Sydney steht stellvertretend für eine globale Entwicklung: In vielen Metropolen nimmt die Wohnungsnot dramatische Ausmaße an. Auch in Tel Aviv entstand vor zwei Jahren solch ein Protestcamp. In London haben die Mieten ein Niveau erreicht, das immer mehr Briten auf Hausboote auf der Themse treibt, weil sie sich eine Wohnung nicht mehr leisten können – Ein-Zimmer-Apartments werden mitunter für 14 Millionen Euro verkauft.
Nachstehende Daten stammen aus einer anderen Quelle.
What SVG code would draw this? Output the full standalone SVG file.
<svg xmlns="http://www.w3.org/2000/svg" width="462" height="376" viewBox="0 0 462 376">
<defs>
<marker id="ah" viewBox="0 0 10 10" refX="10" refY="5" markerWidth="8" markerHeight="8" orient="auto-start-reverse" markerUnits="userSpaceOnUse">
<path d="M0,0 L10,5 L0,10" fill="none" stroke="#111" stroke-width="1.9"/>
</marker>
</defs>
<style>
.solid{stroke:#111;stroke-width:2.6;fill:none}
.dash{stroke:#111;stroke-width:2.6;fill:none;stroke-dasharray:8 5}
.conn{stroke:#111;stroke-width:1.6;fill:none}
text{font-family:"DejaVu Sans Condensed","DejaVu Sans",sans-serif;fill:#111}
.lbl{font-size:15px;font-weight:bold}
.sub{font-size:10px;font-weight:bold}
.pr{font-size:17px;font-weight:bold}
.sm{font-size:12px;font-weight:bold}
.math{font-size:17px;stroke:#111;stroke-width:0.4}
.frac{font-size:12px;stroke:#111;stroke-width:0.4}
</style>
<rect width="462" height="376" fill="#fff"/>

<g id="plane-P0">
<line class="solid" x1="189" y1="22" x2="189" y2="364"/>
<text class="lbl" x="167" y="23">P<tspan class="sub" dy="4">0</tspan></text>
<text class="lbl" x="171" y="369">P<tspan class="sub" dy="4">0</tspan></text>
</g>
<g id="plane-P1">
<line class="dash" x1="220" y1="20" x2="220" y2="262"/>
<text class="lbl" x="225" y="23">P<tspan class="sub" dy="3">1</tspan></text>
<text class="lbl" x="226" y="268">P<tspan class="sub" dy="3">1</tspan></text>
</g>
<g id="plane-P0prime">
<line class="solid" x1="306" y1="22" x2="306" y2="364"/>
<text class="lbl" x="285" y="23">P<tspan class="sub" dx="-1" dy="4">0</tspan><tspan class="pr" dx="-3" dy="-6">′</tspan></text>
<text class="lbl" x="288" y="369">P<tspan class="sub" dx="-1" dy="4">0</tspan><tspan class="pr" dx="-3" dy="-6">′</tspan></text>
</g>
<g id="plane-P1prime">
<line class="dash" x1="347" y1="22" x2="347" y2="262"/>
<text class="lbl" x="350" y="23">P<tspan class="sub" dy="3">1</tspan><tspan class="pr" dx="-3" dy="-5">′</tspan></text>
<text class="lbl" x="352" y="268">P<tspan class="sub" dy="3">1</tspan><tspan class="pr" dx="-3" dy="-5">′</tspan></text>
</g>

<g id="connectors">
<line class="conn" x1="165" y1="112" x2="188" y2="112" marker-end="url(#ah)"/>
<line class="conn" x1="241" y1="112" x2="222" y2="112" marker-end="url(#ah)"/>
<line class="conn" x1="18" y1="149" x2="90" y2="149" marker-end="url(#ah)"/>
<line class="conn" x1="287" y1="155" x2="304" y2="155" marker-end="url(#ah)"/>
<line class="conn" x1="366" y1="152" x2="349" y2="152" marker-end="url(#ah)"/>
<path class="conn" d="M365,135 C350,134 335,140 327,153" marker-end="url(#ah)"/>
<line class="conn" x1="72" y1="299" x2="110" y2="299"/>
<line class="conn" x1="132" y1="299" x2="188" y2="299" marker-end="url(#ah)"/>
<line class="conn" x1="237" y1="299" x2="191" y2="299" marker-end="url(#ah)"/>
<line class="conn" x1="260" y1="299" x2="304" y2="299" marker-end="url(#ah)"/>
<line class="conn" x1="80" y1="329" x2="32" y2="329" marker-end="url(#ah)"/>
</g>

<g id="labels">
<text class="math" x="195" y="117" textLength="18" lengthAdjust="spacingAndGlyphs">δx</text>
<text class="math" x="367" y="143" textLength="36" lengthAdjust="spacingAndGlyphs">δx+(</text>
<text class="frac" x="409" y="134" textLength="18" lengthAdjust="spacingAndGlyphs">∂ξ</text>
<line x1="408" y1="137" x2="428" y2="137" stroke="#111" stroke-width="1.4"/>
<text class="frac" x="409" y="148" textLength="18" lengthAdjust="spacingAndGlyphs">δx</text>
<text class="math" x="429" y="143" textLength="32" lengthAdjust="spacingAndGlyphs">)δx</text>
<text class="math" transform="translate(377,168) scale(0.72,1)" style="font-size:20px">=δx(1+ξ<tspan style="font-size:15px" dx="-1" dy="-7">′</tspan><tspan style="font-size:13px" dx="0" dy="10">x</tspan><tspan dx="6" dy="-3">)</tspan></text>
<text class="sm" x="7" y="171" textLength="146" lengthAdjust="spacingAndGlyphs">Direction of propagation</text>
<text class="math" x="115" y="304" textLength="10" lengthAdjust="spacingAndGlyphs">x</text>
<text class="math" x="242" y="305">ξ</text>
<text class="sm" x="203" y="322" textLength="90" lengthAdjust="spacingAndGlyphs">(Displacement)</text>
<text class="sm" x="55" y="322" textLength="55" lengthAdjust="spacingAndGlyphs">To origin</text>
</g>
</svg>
Und im Silicon Valley unweit von San Francisco will der Internetriese Facebook ein ganzes Dorf nahe seiner Firmenzentrale bauen, weil sogar gut verdienende Facebook-Mitarbeiter keine bezahlbare Wohnung finden.
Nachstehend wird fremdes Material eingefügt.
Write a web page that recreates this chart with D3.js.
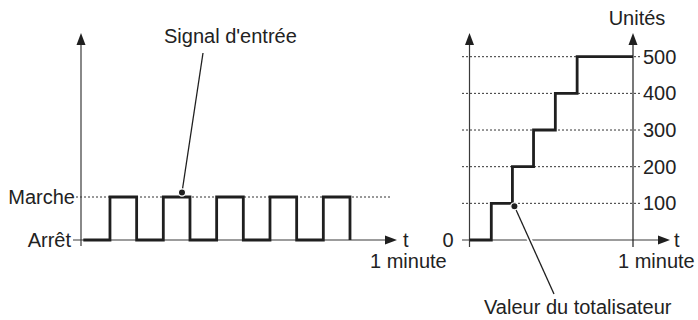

In Australien hat das Protestcamp nicht nur Unterstützer. Vielen Bürgern und Politikern ist es ein Dorn im Auge. Die Premierministerin des Bundesstaates New South Wales, in dem Sydney liegt, will das Camp auflösen. Ein konservativer Politiker nennt die Zeltstadt gar eine „Schande“ für Sydney und völlig „außer Kontrolle“. „Die Leute können da nicht mal mehr in Ruhe langgehen, und das soll Sydneys Hauptdurchgangspassage sein“, klagt Scott Farlow. In seinen Augen ist das Camp „eine politische Bewegung und keine echte Lösung für Obdachlosigkeit“. Bürgermeisterin Clover Moore sagt dagegen: „Obdachlos zu sein, ist nicht illegal.“

Die Bewohner halten zusammen

Dem stimmt auch Steve zu, der seinen Nachnamen lieber nicht veröffentlicht haben will. Er sei gerade aus dem Gefängnis raus, erklärt der Campbewohner, und müsse ein neues Leben beginnen. In der Zeltstadt sei er sicher. Das findet auch seine Zeltnachbarin Mallissa, die ein Opfer häuslicher Gewalt ist. Beide fühlen sich wohl und schätzen vor allem die Unterstützung derjenigen Australier, die das Camp mit offenen Armen aufnehmen. „Familien bringen Pizza für uns, andere kommen auf einen Kaffee vorbei“, schwärmt Steve. „Die Gemeinschaft ist einmalig.“

Die Solidarität und der Zusammenhalt sind es auch, die sogar Menschen anlocken, die gar nicht mehr obdachlos sind – etwa weil ihnen die Behörden eine Sozialwohnung angeboten haben. Ein älterer Mann beispielsweise erzählt, dass man ihn in einem Hotelzimmer untergebracht habe, das 115 Euro am Tag koste. Zum Essen und Plaudern kommt er trotzdem täglich zurück zu seinen alten Leidensgenossen. Für ihn ist die Zeltstadt wie ein Familienersatz. Denn da, erzählt der Rentner, sei jeder willkommen.